Kratos became the Dad of War because everything he is was wrapped up in the identity of father. Even the very first trailers for the game showcased him in a fatherly role. We haven’t seen any moms of war because apparently the mother role is just far easier to not talk about.

Where are the Moms of War?

So now we have seen what roles video game moms have been taking. Our next question is why?

Well, the answer is simple and somewhat depressing. It’s the same reason we see these same roles portrayed in other media. Media has been saturated with male dominant stories. The studios that produce these games, often headed by men, tend to view men as the “normal” or at the very least the default. So they create stories about men, and the men who inspire them. This means we are going to see far more emphasis on father figures.

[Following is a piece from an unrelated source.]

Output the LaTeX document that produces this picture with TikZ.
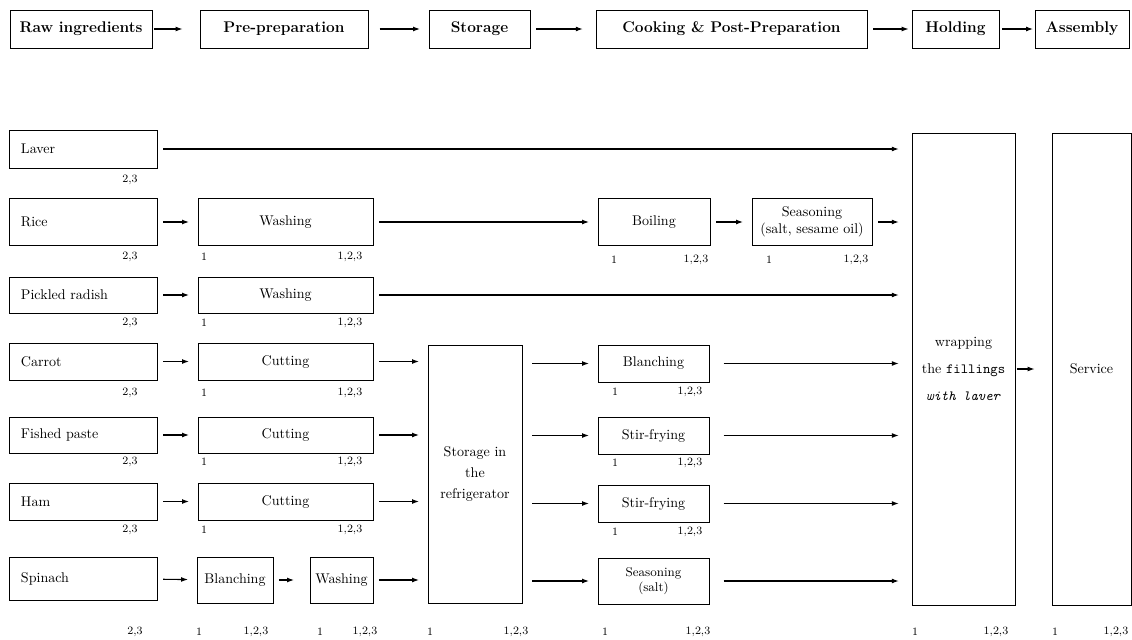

And what about moms? Well if we continue this train of thought, these same developers are looking at their moms from the outside in. They are thinking about how their moms inspired them and how they left their moms as they became adults.

This creates a tendency to portray moms in service to a greater narrative. Moms are positioned as props, as background story, as justification for main character action. What they aren’t portrayed as is their own character, capable of taking action on their own.

However, game development culture and media culture in general, is becoming more and more diverse. That’s part of the reason why Dad of War was made. It’s why Kratos was changed from a reckless and violent force of nature to a caring and damaged father figure. It’s because we want to see more stories with more diverse characters taking on roles we haven’t seen in gaming before.

So maybe, one day, we will see the Mom of War. Maybe we will get to play as a mother protecting her daughter in the zombie apocalypse. Maybe Samus Aran will someday train a young bounty hunter to kill metroids.

You can steal that one Nintendo. Consider it a Mother’s Day present.